1 ICN is an international body that provides competition authorities with an informal venue to address practical competition concerns. It is a project-oriented initiative and does not exercise any rulemaking functions. Information available at http://www.internationalcompetitionnetwork.org/index.php/en/about-icn.

2 See generally ICN, Competition Advocacy in Regulated Sectors: Examples of Success, April 2004 [hereinafter Competition Advocacy Report], available at http://www.internationalcompetitionnetwork.org/capacitybuild_sg4_seoul.pdf. This report was prepared as a result of the work of the Capacity Building & Competition Policy Implementation Working Group of the ICN that reviewed responses to questionnaires submitted by more than 33 member countries. The objective of their work was to “compile a compendium of successful case studies and discern common patterns or strategies” focusing on “regulated sectors in developing and transitioning economies.” According the report, competition advocacy “refers to those activities conducted by a competition authority related to the promotion of a competitive economic environment by means of non-enforcement mechanisms, manly through its relationship with other governmental entities and by increasing public awareness of the benefits of competition.” (ICN Competition Advocacy Report, citing to the ICN’s Advocacy Working Group: “ICN 2002 Advocacy Study”).

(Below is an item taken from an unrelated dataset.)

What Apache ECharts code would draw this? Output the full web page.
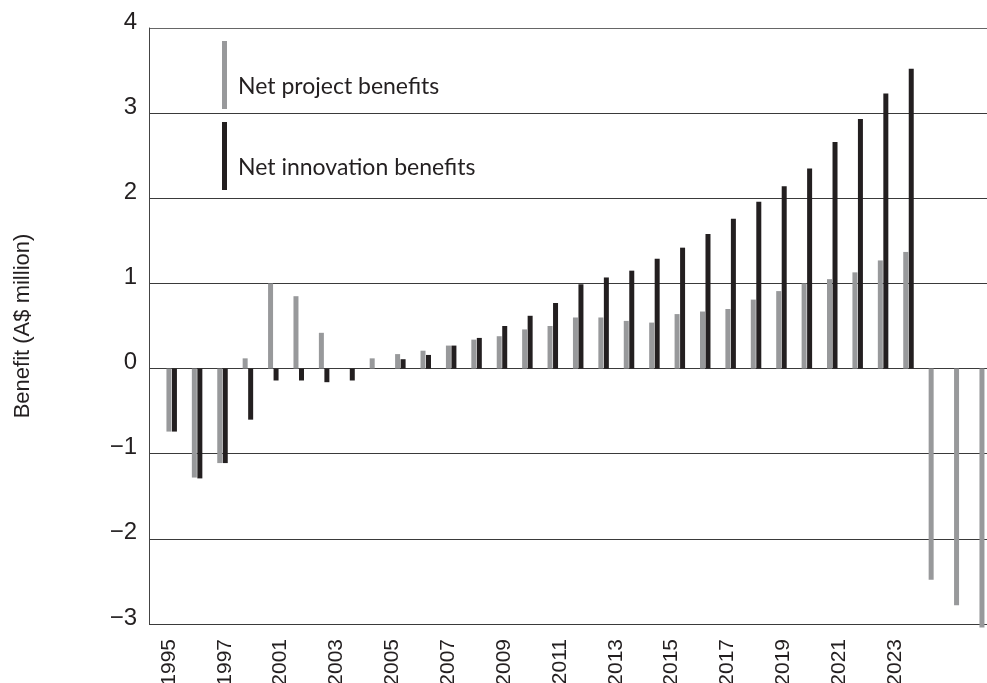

3 OECD Global Forum on Competition 2005, Contribution from Brazil, 12 January 2005, DAF/COMP/GF/WD(2005)14, at par. 8.

4 LEI Nº 9.472, sobre a organização dos serviços de telecomunicações, a criação e funcionamento de um órgão regulador e outros aspectos institucionais [Law No. 9.472 on the organization of telecommunications services, the creation and determination of the institutional functions of the regulatory agency and other matters (Telecommunications Law)] (Brazil) 16 July 1997, Articles 7 and 19.XIX.

5 OECD Global Forum on Competition 2005, Contribution from Brazil, 12 January 2005, DAF/COMP/GF/WD(2005)14, at par. 22.